And why do I speak of leading an army, and guiding a people, and managing households; for should he be a king, he is the most wretched of all men, and a pest to the world, and the poorest of all men. For he will feel like one of the common sort, not accounting all men's possessions to be his, but himself to be one of all; and when spoiling all men's goods, thinks himself to have less than any. For measuring the things present by his desire for those whereof he is not yet possessed, he will account the former nothing compared to the latter. Wherefore also one saith, "There is not a more wicked thing than a covetous man."(2)

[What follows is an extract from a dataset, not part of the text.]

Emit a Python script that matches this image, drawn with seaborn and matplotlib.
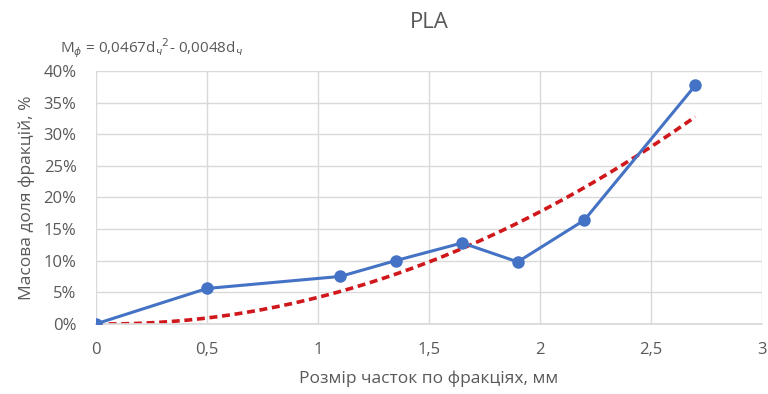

4. For such a one both setteth himself to sale, and goeth about, a common enemy of the world, grieving that the earth doth not bear gold instead of the corn, and the fountains instead of streams, and the mountains instead of stone; vexed at the fruitfulness of the seasons, troubled at common benefits; shunning every means whence one cannot obtain money; undergoing all things whence one can scrape together so much as two farthings; hating all men, the poor and the rich; the poor, lest they should come and beg of him; the rich. because he hath not their possessions. All men he accounts to be possessed of what is his, and as though he had been injured by all, so is he displeased with all. He knows not plenty, he has no experience of satiety, he is more wretched than any, even as, on the other hand, he that is freed from these things, and practises self-restraint, is the most enviable. For the virtuous man, though he be a servant, though a prisoner, is the most happy of all men. For no one shall do him ill, no not though all men should come together out of the world, setting in motion arms and camps, and warring with him. But he that is depraved and vile, and such as we have described, though he be a king, though he have on a thousand diadems, will suffer the utmost extremities, even from a common hand. So feeble is vice, so strong is virtue.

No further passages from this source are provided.